>>338210
>the death rate either hasn't budged at all https://archive.ph/n3VaY
That's just the last 10 years. Furthermore, it say OSHA basically can't do much
more to lower it than instituting standards in the first place already has.
<With last year’s staff levels, for example, it would have taken inspectors 236 years to visit every workplace in the U.S
>Or returned to what it originally was: https://archive.ph/nvZYs
That's the total number of deaths, not death rates. The construction industry is unsurprisingly growing, with over a 30% increase in the number of workers over the last decade or so. The fact that there's drops at all in that first graph means the death rate not only dropped, but dropped significantly during those years, as the amount of workers has done nothing but increase. If in 2020 the amount of worker deaths is only slightly more than it was in 1992, even though there were
far less construction workers in 1992, that means the death rates are significantly lower. Stagnation in the drop in death rates seems to be a symptom of the last 10 years or so, long after there's already been mountains of safety regulations. The first video posted earlier compared the Empire State Building and the WTC, but the WTC was built in the 60s-70s, when there was still a lot less safety regulations.
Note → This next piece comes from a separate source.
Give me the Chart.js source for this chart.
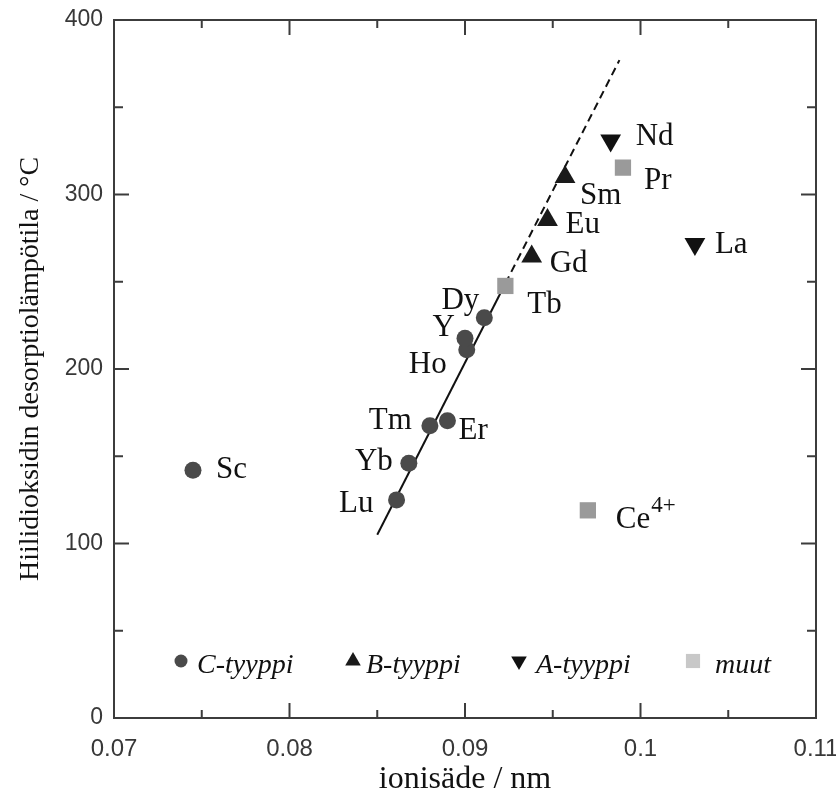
<!DOCTYPE html>
<html><head><meta charset="utf-8">
<script src="https://cdn.jsdelivr.net/npm/chart.js@4"></script>
<style>html,body{margin:0;padding:0;background:#fff}#wrap{width:836px;height:799px}</style>
</head><body><div id="wrap"><canvas id="c" width="836" height="799"></canvas></div>
<script>
// ---- data ----
const xTicks = [0.07, 0.08, 0.09, 0.1, 0.11];
const xTickLabels = ['0.07', '0.08', '0.09', '0.1', '0.11'];
const xMinorTicks = [0.075, 0.085, 0.095, 0.105];
const yTicks = [0, 100, 200, 300, 400];
const yTickLabels = ['0', '100', '200', '300', '400'];
const yMinorTicks = [50, 150, 250, 350];

const seriesNames = ['C-tyyppi', 'B-tyyppi', 'A-tyyppi', 'muut'];

const elementsC = ['Sc', 'Lu', 'Yb', 'Tm', 'Er', 'Ho', 'Y', 'Dy'];
const radiusC = [0.0745, 0.0861, 0.0868, 0.0880, 0.0890, 0.0901, 0.0900, 0.0911];
const tempC = [142, 125, 146, 167.5, 170.4, 211, 217.6, 229.4];

const elementsB = ['Gd', 'Eu', 'Sm'];
const radiusB = [0.0938, 0.0947, 0.0957];
const tempB = [264.4, 285.4, 310];

const elementsA = ['Nd', 'La'];
const radiusA = [0.0983, 0.1031];
const tempA = [331, 271.6];

const elementsM = ['Tb', 'Pr', 'Ce4+'];
const radiusM = [0.0923, 0.0990, 0.0970];
const tempM = [247.6, 315.4, 119];

const fitSolidX = [0.085, 0.0923];
const fitSolidY = [105, 249];
const fitDashX = [0.0923, 0.0988];
const fitDashY = [249, 377];

// ---- styles ----
const LABEL_FONT = '31px "Liberation Serif", "Times New Roman", serif';
const SUP_FONT = '23px "Liberation Serif", "Times New Roman", serif';
const LEGEND_FONT = 'italic 28px "Liberation Serif", "Times New Roman", serif';
const TICK_FAMILY = '"Liberation Sans", Arial, sans-serif';
const AXIS_COLOR = '#3c3c3c';
const labelPlacement = {
  Sc: {dx: 23, dy: 8, align: 'left'},
  Lu: {dx: -23, dy: 12, align: 'right'},
  Yb: {dx: -16, dy: 7, align: 'right'},
  Tm: {dx: -18, dy: 3, align: 'right'},
  Er: {dx: 11, dy: 18, align: 'left'},
  Ho: {dx: -20, dy: 23, align: 'right'},
  Y: {dx: -10, dy: -2, align: 'right'},
  Dy: {dx: -5, dy: -9, align: 'right'},
  Gd: {dx: 18, dy: 15, align: 'left'},
  Eu: {dx: 18, dy: 13, align: 'left'},
  Sm: {dx: 15, dy: 27, align: 'left'},
  Nd: {dx: 25, dy: 5, align: 'left'},
  La: {dx: 20, dy: 9, align: 'left'},
  Tb: {dx: 22, dy: 27, align: 'left'},
  Pr: {dx: 21, dy: 21, align: 'left'},
  'Ce4+': {dx: 28, dy: 18, align: 'left'}
};
const legendItems = [
  {x: 181, tx: 197, style: 'circle', r: 6.5, color: '#4a4a4a', rot: 0},
  {x: 353, tx: 366, style: 'triangle', r: 9, color: '#1a1a1a', rot: 0},
  {x: 519, tx: 536, style: 'triangle', r: 9, color: '#111111', rot: 180},
  {x: 693, tx: 715, style: 'rect', r: 10, color: '#c8c8c8', rot: 0}
];
const LEGEND_Y = 661;

const toPts = (xs, ys) => xs.map((x, i) => ({x: x, y: ys[i]}));

const seriesList = [
  {names: elementsC, xs: radiusC, ys: tempC},
  {names: elementsB, xs: radiusB, ys: tempB},
  {names: elementsA, xs: radiusA, ys: tempA},
  {names: elementsM, xs: radiusM, ys: tempM}
];

const decorPlugin = {
  id: 'decor',
  afterDatasetsDraw(chart) {
    const ctx = chart.ctx, xs = chart.scales.x, ys = chart.scales.y;
    const a = chart.chartArea;
    ctx.save();
    ctx.strokeStyle = AXIS_COLOR; ctx.lineWidth = 2;
    ctx.strokeRect(a.left, a.top, a.right - a.left, a.bottom - a.top);
    const tick = (vals, len, isX) => {
      vals.forEach(v => {
        ctx.beginPath();
        if (isX) {
          const p = xs.getPixelForValue(v);
          ctx.moveTo(p, a.bottom); ctx.lineTo(p, a.bottom - len);
          ctx.moveTo(p, a.top); ctx.lineTo(p, a.top + len);
        } else {
          const p = ys.getPixelForValue(v);
          ctx.moveTo(a.left, p); ctx.lineTo(a.left + len, p);
          ctx.moveTo(a.right, p); ctx.lineTo(a.right - len, p);
        }
        ctx.stroke();
      });
    };
    tick(xTicks, 15, true); tick(xMinorTicks, 8, true);
    tick(yTicks, 15, false); tick(yMinorTicks, 9, false);
    ctx.fillStyle = '#111';
    ctx.textBaseline = 'alphabetic';
    seriesList.forEach(s => s.names.forEach((n, i) => {
      const px = xs.getPixelForValue(s.xs[i]);
      const py = ys.getPixelForValue(s.ys[i]);
      const pl = labelPlacement[n] || {dx: 15, dy: 10, align: 'left'};
      const m = n.match(/^([A-Za-z]+)(\d\+)$/);
      ctx.font = LABEL_FONT;
      ctx.textAlign = pl.align;
      if (m) {
        ctx.fillText(m[1], px + pl.dx, py + pl.dy);
        const w = ctx.measureText(m[1]).width;
        ctx.font = SUP_FONT;
        ctx.textAlign = 'left';
        ctx.fillText(m[2], px + pl.dx + w + 1, py + pl.dy - 16);
      } else {
        ctx.fillText(n, px + pl.dx, py + pl.dy);
      }
    }));
    legendItems.forEach((it, i) => {
      ctx.fillStyle = it.color;
      Chart.helpers.drawPoint(ctx, {pointStyle: it.style, radius: it.r, rotation: it.rot, borderWidth: 0}, it.x, LEGEND_Y);
      ctx.fillStyle = '#111';
      ctx.font = LEGEND_FONT;
      ctx.textAlign = 'left';
      ctx.fillText(seriesNames[i], it.tx, LEGEND_Y + 12);
    });
    ctx.restore();
  }
};

new Chart(document.getElementById('c'), {
  type: 'scatter',
  data: {
    datasets: [
      {label: seriesNames[0], data: toPts(radiusC, tempC), pointStyle: 'circle', pointRadius: 8.5,
       backgroundColor: '#4a4a4a', borderColor: '#4a4a4a', borderWidth: 0, order: 0},
      {label: seriesNames[1], data: toPts(radiusB, tempB), pointStyle: 'triangle', pointRadius: 12,
       backgroundColor: '#1a1a1a', borderColor: '#1a1a1a', borderWidth: 0, order: 0},
      {label: seriesNames[2], data: toPts(radiusA, tempA), pointStyle: 'triangle', pointRotation: 180, pointRadius: 12,
       backgroundColor: '#111111', borderColor: '#111111', borderWidth: 0, order: 0},
      {label: seriesNames[3], data: toPts(radiusM, tempM), pointStyle: 'rect', pointRadius: 11.5,
       backgroundColor: '#9a9a9a', borderColor: '#9a9a9a', borderWidth: 0, order: 0},
      {type: 'line', label: 'fit', data: toPts(fitSolidX, fitSolidY), showLine: true, pointRadius: 0,
       borderColor: '#111', borderWidth: 2, fill: false, order: 5},
      {type: 'line', label: 'fit-ext', data: toPts(fitDashX, fitDashY), showLine: true, pointRadius: 0,
       borderColor: '#111', borderWidth: 2, borderDash: [8, 5], fill: false, order: 5}
    ]
  },
  options: {
    responsive: false,
    animation: false,
    layout: {padding: {top: 20, right: 20, left: 0, bottom: 0}},
    plugins: {legend: {display: false}, tooltip: {enabled: false}},
    scales: {
      x: {
        type: 'linear', min: 0.07, max: 0.11,
        afterBuildTicks: s => { s.ticks = xTicks.map(v => ({value: v})); },
        afterFit: s => { s.height = 81; s.paddingLeft = 0; s.paddingRight = 0; },
        grid: {display: false, drawTicks: false},
        border: {display: false},
        ticks: {padding: 17, color: '#383838', font: {family: TICK_FAMILY, size: 24},
                maxRotation: 0, autoSkip: false, callback: (v, i) => xTickLabels[i]},
        title: {display: true, text: 'ionisäde / nm', color: '#111',
                font: {family: '"Liberation Serif", "Times New Roman", serif', size: 32},
                padding: {top: 0, bottom: 0}}
      },
      y: {
        type: 'linear', min: 0, max: 400,
        afterBuildTicks: s => { s.ticks = yTicks.map(v => ({value: v})); },
        afterFit: s => { s.width = 114; s.paddingTop = 0; s.paddingBottom = 0; },
        grid: {display: false, drawTicks: false},
        border: {display: false},
        ticks: {padding: 11, color: '#383838', font: {family: TICK_FAMILY, size: 23},
                autoSkip: false, callback: (v, i) => yTickLabels[i]},
        title: {display: true, text: 'Hiilidioksidin desorptiolämpötila / °C', color: '#111',
                font: {family: '"Liberation Serif", "Times New Roman", serif', size: 28},
                padding: {top: 14, bottom: 0}}
      }
    }
  },
  plugins: [decorPlugin]
});
</script>
</body></html>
>Or is now increasing in occurrence: https://archive.ph/LPHLR
Increase in fatalities, not rates. Specifically, 11% increase in fatalities over the last decade, and 31% increase in hispanic fatalities. Meanwhile, the workforce increased over 30% in that same decade, so fatality rates must have dropped a fair bit.
>https://archive.ph/gGleG
Totals again, not rates.
>https://archive.ph/9uqum
Now
this one talks about rates, however, it's at odds with the other articles. It says the fatality rate rose from 9 per 100,000 to 10 per 100,000. That contradicts other articles you posted that show a similar total number of deaths as 3 decades ago in spite of a much larger workforce these years.
>https://archive.ph/GTmjE
The graph from this one massively contradicts the first graph. It mentions a 25% increase in construction workers from 2011 to 2019. According to it's own graph, in the same time period, there's a 44% increase in deaths and thus a significant increase in the death rate. Yet for some reason they didn't seem fit to mention that, and such a number is at odds with the 10-11% increases over the same decade that most of your other sources claim.